Set a 90-day decision target. Firms that extend software evaluations beyond three months experience decision fatigue, scope creep, and vendor relationship deterioration that compromises negotiating position. The competitive advantage in accounting is increasingly operational. Firms that select and deploy the right accounting tech stack in 2026 will outperform peers on client capacity, service margin, and talent retention. The framework gives you the structure to make that decision with confidence.
Frequently Asked Questions: Accounting Firm Software Evaluation
What criteria should accounting firms use to evaluate practice management software?
To evaluate accounting firm software, you should assess five capability pillars: workflow automation depth, client data intelligence, compliance and auditability architecture, billing and revenue operations integration, and scalability for multi-entity support. Weight each criterion against your firm’s specific operational bottlenecks before reviewing any vendor.
How long does an accounting software evaluation typically take?
A structured evaluation process runs 10 to 12 weeks from operational audit through contract signing. Firms that compress this timeline skip integration validation and total cost modeling, which are the two checkpoints that prevent post-implementation regret. Extending beyond 90 days typically produces decision fatigue without improving outcome quality.
What is the difference between accounting software and practice management software?
Accounting software handles financial transactions, general ledger, and reporting. Practice management software manages the operational side of running an accounting firm: engagement lifecycle, staff utilization, workflow routing, client communication, and billing integration. Enterprise firms need both, and the integration between them determines operational efficiency.

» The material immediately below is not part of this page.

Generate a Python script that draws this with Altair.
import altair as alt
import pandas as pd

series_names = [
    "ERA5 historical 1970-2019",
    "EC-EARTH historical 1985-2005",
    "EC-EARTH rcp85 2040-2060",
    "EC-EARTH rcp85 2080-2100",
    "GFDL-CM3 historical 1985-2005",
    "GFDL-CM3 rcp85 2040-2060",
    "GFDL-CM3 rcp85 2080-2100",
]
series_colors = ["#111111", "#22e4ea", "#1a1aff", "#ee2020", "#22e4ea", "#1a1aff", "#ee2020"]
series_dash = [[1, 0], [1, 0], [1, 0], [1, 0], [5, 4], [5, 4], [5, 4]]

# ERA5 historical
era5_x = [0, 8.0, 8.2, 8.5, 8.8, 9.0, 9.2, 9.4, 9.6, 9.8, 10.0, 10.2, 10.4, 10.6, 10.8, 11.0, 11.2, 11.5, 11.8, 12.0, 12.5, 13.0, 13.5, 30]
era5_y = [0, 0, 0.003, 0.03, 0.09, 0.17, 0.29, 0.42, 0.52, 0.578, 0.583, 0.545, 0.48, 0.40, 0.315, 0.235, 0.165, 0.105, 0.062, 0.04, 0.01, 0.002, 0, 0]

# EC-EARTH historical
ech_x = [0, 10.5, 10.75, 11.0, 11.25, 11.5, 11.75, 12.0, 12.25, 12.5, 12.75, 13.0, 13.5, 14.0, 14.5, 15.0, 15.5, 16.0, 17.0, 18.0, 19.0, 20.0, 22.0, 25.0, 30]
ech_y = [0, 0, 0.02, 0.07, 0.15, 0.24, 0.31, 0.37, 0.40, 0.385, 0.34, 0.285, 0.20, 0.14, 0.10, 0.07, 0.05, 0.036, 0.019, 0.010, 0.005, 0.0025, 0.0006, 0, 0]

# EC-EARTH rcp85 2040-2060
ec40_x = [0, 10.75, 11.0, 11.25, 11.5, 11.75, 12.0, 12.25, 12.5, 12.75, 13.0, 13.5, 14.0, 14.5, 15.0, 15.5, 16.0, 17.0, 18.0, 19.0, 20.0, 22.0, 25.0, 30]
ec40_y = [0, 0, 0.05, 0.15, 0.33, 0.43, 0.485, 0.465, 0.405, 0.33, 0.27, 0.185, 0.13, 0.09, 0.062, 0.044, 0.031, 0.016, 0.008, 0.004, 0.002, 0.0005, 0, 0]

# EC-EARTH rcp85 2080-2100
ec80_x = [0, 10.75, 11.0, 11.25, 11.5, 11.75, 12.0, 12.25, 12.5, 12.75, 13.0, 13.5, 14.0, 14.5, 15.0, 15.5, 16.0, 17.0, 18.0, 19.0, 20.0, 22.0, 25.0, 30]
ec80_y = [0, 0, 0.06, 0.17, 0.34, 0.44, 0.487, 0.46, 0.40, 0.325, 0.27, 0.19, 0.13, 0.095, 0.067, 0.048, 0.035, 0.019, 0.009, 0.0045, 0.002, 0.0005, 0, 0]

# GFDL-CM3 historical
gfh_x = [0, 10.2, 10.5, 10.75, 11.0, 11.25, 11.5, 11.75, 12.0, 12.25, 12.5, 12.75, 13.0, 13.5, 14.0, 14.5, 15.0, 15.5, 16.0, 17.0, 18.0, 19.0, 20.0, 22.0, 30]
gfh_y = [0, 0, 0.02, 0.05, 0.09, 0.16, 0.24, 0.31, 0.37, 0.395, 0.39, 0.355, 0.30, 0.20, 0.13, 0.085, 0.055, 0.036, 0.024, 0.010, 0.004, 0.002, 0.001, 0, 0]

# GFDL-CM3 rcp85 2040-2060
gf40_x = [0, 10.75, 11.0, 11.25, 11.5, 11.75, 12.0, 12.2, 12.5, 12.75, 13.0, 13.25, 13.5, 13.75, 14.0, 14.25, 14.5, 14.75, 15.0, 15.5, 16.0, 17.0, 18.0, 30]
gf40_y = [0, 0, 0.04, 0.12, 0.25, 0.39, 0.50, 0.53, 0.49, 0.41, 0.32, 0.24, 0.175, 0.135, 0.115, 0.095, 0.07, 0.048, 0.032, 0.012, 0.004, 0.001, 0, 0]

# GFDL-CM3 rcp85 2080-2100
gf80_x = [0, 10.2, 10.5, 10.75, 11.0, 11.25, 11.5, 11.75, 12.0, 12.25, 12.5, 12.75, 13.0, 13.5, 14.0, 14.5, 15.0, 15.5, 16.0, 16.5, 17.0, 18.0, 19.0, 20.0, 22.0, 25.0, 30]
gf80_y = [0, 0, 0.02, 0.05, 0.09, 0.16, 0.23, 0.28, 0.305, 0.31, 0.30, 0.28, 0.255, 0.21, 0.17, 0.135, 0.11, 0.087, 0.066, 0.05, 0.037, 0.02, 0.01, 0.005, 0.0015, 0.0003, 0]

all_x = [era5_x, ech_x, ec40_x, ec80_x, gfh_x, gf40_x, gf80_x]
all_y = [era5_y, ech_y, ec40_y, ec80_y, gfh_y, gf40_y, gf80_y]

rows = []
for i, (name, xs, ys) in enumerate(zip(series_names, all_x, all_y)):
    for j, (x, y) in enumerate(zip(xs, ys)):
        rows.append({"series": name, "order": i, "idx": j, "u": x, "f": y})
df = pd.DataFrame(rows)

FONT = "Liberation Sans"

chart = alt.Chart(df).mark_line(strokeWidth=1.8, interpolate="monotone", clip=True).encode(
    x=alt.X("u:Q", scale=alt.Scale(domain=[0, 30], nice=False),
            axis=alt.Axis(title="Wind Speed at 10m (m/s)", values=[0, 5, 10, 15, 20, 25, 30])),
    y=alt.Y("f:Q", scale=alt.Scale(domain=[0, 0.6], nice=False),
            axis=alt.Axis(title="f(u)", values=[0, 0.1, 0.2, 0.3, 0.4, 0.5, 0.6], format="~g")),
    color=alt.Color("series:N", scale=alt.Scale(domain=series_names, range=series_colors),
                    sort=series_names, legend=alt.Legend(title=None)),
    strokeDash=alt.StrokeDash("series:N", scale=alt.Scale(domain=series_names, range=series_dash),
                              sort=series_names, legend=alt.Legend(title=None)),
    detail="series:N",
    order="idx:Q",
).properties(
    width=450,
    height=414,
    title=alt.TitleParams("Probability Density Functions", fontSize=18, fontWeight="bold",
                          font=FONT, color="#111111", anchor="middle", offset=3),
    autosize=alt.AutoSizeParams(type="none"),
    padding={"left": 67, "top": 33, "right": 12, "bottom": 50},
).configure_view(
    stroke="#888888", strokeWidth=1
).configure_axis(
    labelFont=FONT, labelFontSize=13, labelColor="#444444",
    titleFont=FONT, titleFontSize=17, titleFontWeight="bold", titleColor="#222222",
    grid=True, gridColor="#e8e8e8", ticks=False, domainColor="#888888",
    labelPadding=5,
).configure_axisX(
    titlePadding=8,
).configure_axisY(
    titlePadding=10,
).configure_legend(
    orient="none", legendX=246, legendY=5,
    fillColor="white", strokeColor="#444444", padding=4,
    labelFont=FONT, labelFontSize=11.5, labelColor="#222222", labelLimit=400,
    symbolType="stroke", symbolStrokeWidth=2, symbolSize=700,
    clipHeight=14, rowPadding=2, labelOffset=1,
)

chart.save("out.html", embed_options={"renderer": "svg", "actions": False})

How do you assess a platform’s integration architecture before buying?
Request API documentation, confirm webhook support and SSO compatibility, and conduct a technical proof-of-concept with your IT team before finalizing a shortlist. Confirm data export portability in the contract. Middleware-only integrations introduce sync failures and additional licensing costs that won’t appear in initial pricing proposals.

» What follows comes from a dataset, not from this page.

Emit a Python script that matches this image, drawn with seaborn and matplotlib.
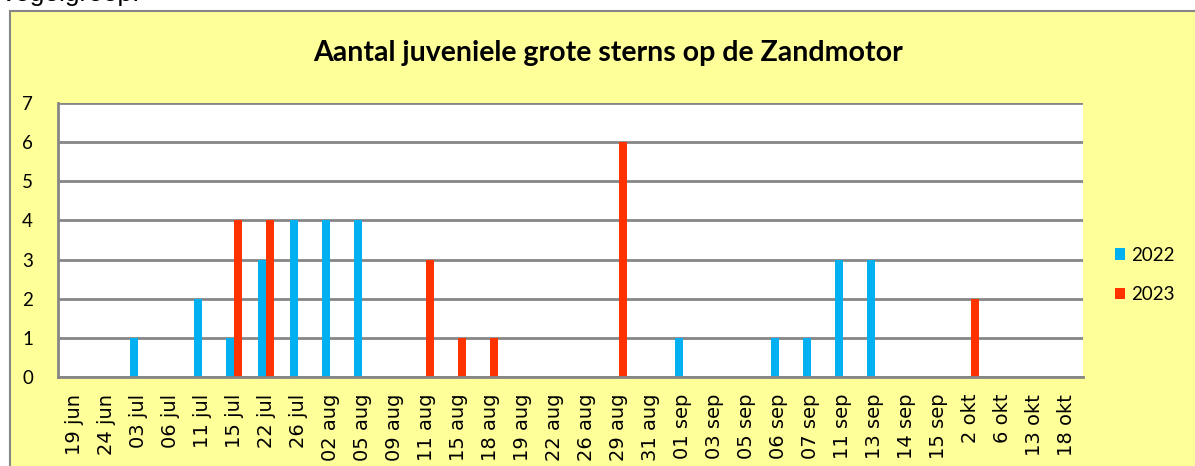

What separates enterprise-grade accounting software from tools built for smaller firms?
Enterprise-grade platforms offer multi-entity support, role-based access controls, API-depth integration with ERP and tax systems, and scalability past the 50 to 100 person threshold without re-implementation. Entry-level tools offer task management and basic billing but constrain growth at scale.
How do you build a business case for accounting software investment?

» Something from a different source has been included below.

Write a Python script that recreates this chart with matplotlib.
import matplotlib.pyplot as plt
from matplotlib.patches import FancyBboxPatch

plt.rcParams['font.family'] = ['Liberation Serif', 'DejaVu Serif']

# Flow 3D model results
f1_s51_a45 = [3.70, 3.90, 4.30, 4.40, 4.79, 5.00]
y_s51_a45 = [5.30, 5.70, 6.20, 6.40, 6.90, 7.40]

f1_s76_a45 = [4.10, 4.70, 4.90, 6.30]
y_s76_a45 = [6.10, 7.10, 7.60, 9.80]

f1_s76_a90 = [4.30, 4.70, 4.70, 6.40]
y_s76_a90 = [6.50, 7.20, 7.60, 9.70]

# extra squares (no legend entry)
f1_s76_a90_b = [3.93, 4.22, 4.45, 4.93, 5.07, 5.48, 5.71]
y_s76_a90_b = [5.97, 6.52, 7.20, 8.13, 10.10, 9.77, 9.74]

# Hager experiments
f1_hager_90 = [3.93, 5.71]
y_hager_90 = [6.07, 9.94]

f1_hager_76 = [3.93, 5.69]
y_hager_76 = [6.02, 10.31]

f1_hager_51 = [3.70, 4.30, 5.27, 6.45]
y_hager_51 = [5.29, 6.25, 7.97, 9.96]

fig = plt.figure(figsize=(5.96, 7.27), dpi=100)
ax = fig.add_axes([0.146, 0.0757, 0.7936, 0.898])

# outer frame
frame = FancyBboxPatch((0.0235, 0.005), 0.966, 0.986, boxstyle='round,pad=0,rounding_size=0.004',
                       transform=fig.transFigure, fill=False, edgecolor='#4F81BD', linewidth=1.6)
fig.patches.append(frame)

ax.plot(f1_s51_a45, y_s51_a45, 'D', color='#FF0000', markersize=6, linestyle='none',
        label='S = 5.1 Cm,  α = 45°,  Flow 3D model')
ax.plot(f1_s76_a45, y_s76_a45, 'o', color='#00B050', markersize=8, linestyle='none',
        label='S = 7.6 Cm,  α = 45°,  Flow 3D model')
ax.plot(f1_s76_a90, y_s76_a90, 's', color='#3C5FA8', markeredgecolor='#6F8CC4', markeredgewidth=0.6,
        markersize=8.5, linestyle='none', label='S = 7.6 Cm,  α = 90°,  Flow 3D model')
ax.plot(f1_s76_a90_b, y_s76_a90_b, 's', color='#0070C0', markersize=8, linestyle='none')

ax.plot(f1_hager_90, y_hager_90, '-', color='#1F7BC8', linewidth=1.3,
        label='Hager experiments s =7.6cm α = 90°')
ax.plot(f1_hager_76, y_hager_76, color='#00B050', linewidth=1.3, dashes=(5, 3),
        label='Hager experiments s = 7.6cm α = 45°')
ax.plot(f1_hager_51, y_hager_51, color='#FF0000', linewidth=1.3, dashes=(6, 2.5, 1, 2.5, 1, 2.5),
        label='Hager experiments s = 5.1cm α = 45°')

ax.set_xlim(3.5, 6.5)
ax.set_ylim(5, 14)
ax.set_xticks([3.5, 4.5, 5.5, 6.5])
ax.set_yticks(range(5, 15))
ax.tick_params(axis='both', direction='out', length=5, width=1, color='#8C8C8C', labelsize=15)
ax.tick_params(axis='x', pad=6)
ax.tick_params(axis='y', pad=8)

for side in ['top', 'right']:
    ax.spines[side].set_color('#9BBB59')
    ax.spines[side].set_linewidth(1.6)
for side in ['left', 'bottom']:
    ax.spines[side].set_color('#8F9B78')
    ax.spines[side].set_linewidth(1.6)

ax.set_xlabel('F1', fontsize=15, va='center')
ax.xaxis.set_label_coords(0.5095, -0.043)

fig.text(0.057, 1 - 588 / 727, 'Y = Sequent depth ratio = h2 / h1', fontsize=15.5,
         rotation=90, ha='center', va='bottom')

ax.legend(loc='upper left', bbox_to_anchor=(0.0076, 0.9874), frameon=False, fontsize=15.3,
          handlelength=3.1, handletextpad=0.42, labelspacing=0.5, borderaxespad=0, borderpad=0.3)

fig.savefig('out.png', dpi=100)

Anchor the business case to three quantifiable outcomes: billable hour recovery, staff capacity expansion, and client retention improvement. Calculate the annual cost of current workflow inefficiencies to establish a baseline. Build a 36-month TCO model that includes implementation, training, integration development, and productivity loss during transition, not just licensing fees.
What AI capabilities should accounting firms prioritize in software evaluation?
Prioritize AI features that operate within existing workflows: automated document classification, anomaly flagging in reconciliation, and predictive deadline management. Require explainable outputs that produce auditable rationales staff can review and override. Ask vendors to provide reference client data on time saved per engagement type before treating AI features as a differentiator.
What should reference checks cover when evaluating accounting software vendors?
Ask existing clients whether the implementation finished on time and on budget, how post-go-live support performed, and whether the platform delivered the automation outcomes promised in the sales process. Ask about roadmap transparency, release cadence, and data portability terms in the contract.